The same issue came up in 2008.  Florida with its 27 electoral votes thinks it should be one of the first primaries in election season.  South Carolina  is the third primary and has been  “First in the South”  for decades. South Carolinian’s believe that their state,  with its large African-American population,  is best suited to represent the south and minority voters then any other state in the southeast.  Florida, with its transplant population has demographics that appear more like a Northern or Midwestern state then one from the south.

Florida, by moving its primary up,  will once again lose half its delegates. Then as before, fight to get them all back.  But when it is all said and done, South Carolina will move its primary forward despite any penalty it might realize to keep the tradition of “First in the South”.     Who has better Sweet Tea anyway?

Influential Florida Republicans are once again squaring off with the Republican National Committee over the timing of the state’s 2012 primary election in a battle that could jumpstart the presidential campaign season.

Everyone knows the presidential campaign trail goes through the traditional early states of Iowa and New Hampshire. However, in 2008, Florida crashed the party by moving its primary election to Jan. 29. In turn, Iowa and New Hampshire plus the other two states granted early primary status by the RNC, South Carolina and Nevada, pushed up their contests to the first weeks of the new year.

The RNC has ruled that any state other than the favored four that holds its primary before March 1, 2012 will lose half of its delegates at the national convention. But Florida law still calls for the state’s primary election to take place on the last Tuesday in January in a presidential year, which falls on Jan. 31 next year. And it looks increasingly unlikely that Florida legislators will act to bring the state in line.
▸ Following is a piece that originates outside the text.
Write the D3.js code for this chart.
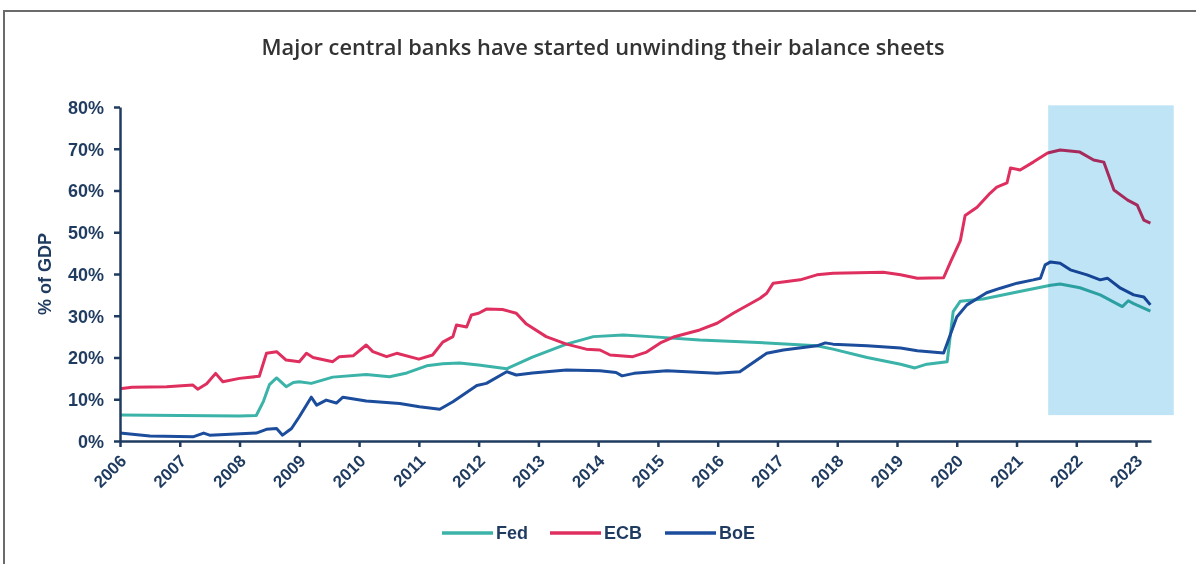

“Let’s just be candid, Florida is the most important state in the union,” said Republican Florida Senate President David Haridopolos. “Iowa, New Hampshire give everyone an opportunity to compete, from that point forward you need to show you have the heft to win a state like Florida.”

In 2008, the early vote cost Florida half of its 114 delegates to the convention that nominated Sen. John McCain. Without the penalty, Florida would have had the third most delegates. With the penalty, they were 12th. RNC officials say if Florida won’t budge, their delegation will be punished again next year.